In general the right-to-work states have lower salaries and far fewer benefits for their workers. Also poverty rates are higher in these states while unemployment and underemployment remain significant. (Economic Policy Institute study, Feb., 2011)
Abby Rapoport wrote in American Prospect earlier this year about a study done by Gordon Lafer of the University of Oregon’s Labor Education and Research Center which indicated “there’s no evidence that right-to-work laws have any positive impact on employment or bringing back manufacturing jobs.
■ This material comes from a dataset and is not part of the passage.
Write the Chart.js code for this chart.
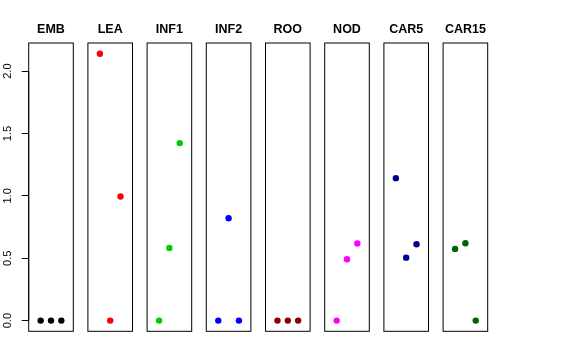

While 23 states have right-to-work legislation, Lafer says that to adequately judge the law’s impact in today’s economy, you have to look at states that passed the law after the United States embraced the North American Free Trade Agreement (NAFTA) and free trade in general.”(Feb. 6)
Only two states have passed right-to-work legislation since 2001 and those are Oklahoma and Indiana. Prior to 2001, the most recent state to enact such laws was Idaho in 1985.
With specific reference to Oklahoma, Rapoport notes that “Rather than increasing job opportunities, the state saw companies relocate out of Oklahoma. In high-tech industries and those service industries dependent on consumer spending in the local economy the laws appear to have actually damaged growth.”
This same writer goes on to point out that “At the end of the decade, 50,000 few Oklahoma residents had jobs in manufacturing. Perhaps most damning, Lafer could find no evidence that the legislation had a positive impact on employment rates.”
Part of a Larger Economic Package
The attempt to impose right-to-work legislation in Michigan is part and parcel of a broader strategy aimed at busting unions, reducing salaries and employee benefits. On a national level the negotiations surrounding the so-called “fiscal cliff” are actually designed to slash entitlement programs and to bring about the further reduction of federal funding for public sector projects.
In Michigan other bills that are on the table during the lame-duck session include efforts to further break-up public school districts around the state and increase the number of charter schools through an Educational Achievement Authority. Another bill is in committee to eliminate personal property taxes that businesses pay under the guise that it will boost investment and create jobs, despite the fact these revenues are needed by local communities to maintain basic public services including transportation, lighting and education.
The emergency manager law is set for an overhaul after Public Act 4, popularly known as the “dictator law”, was voted down in the November 6 elections. This law provides for the stripping of all authority from local governments and school districts in order to accelerate the payment of debt-service to the financial institutions. This law, now being carried out under the resurrected Public Act 72, is largely implemented in majority African American municipalities.
These attacks on the working class and the nationally oppressed are taking place throughout the country and indeed around the globe. The world capitalist crisis is driving the ruling classes to make even greater cuts in the real wages and social benefits of the workers in their futile attempts to maintain a dying system of exploitation and repression.